Executive management should be able to see a front-to-back view of the entire institution. It should be possible to look at all asset classes and find RCSAs are conducted in the same way throughout with the same terminology so that operational risk management is intimately tied to fundamental process. Without it, front-to-back collaboration and active rather than reactive risk management is not possible.
Key takeaway: Technology and data should be based on consistent nomenclature that enables peer comparisons, advanced analytics and collaborative engagement.
If RCSAs were fit for purpose, senior managers, who are subject to the SMCR in the UK and similar regulations in other major jurisdictions, would derive comfort from them. They, after all, face the direct consequences if the business for which they are responsible commits a major breach of the rules.

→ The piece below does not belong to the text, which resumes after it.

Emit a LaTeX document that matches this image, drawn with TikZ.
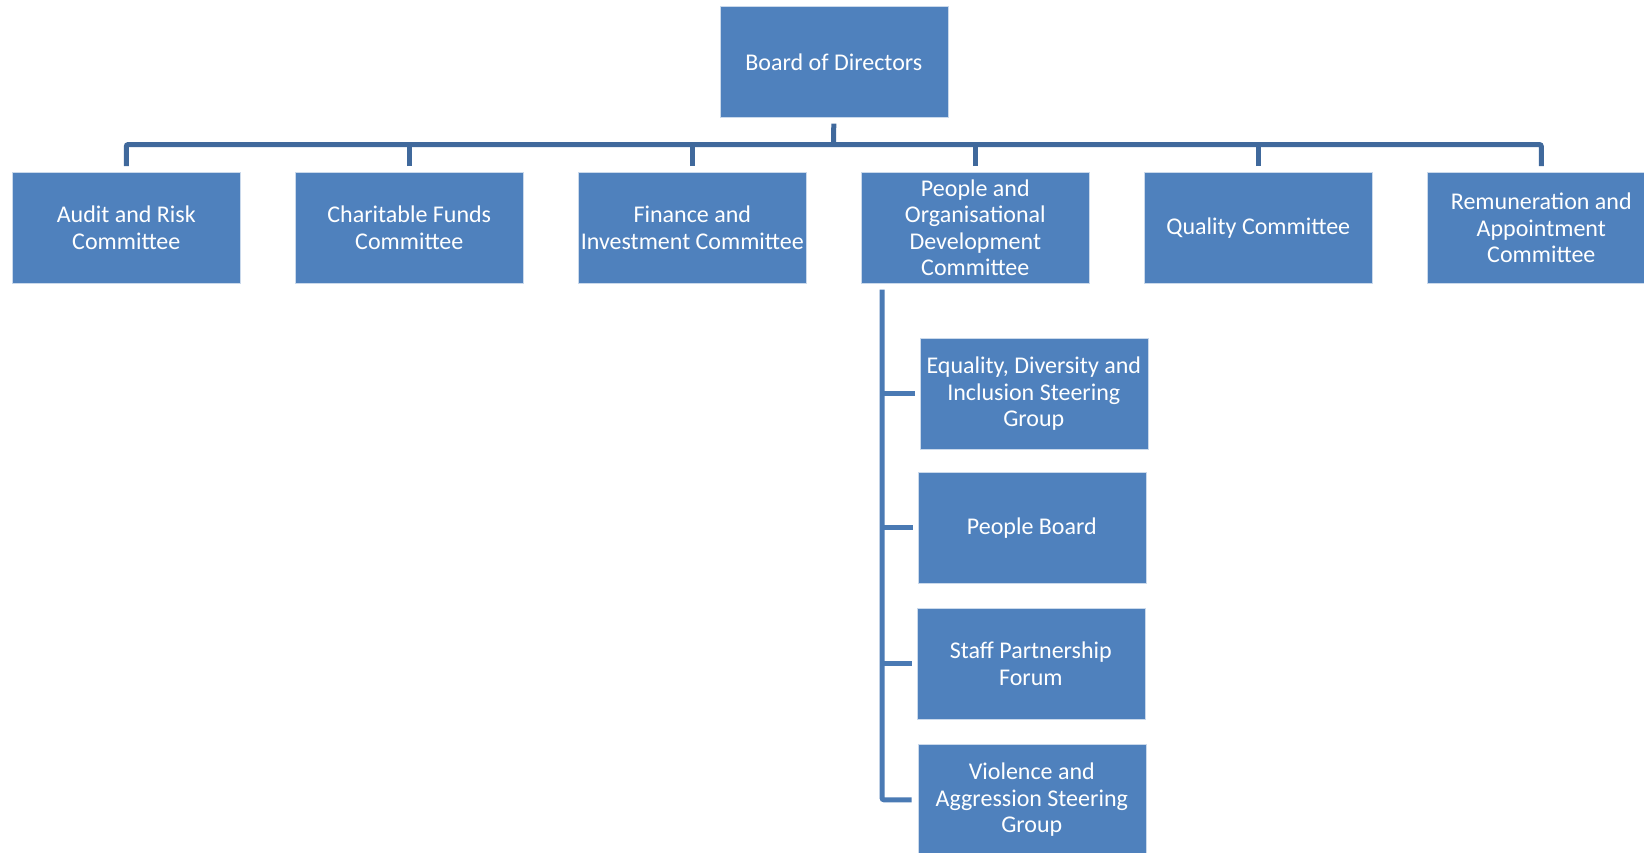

But this is not the case; RCSAs do not provide that comfort because the data they incorporate is generally inadequate and incomplete. Instead, senior managers rely on the compilation of personal reports. This is an indictment of current processes.
Moreover, risk management processes should be linked and mapped to current regulations and also reflect likely changes. Senior managers need to be kept abreast of a currently shifting regulatory landscape.
Not that any of this comes cheap. The erection of a compliance empire and attendant requirements in the years following the financial crisis of 2008/2009 has been enormously expensive for the financial industry. But at the moment participants could be forgiven for asking if they are getting value for money.
Key takeaway: Technology should be used to automatically map risk controls to regulation to monitor exposure, thus assuring that the control environment is complete.
2022 could be and should be the year in which this depressing operational risk cycle of failure and frustration is broken. For that to happen, more complete and more consistent data needs to be harnessed to state of the art technology.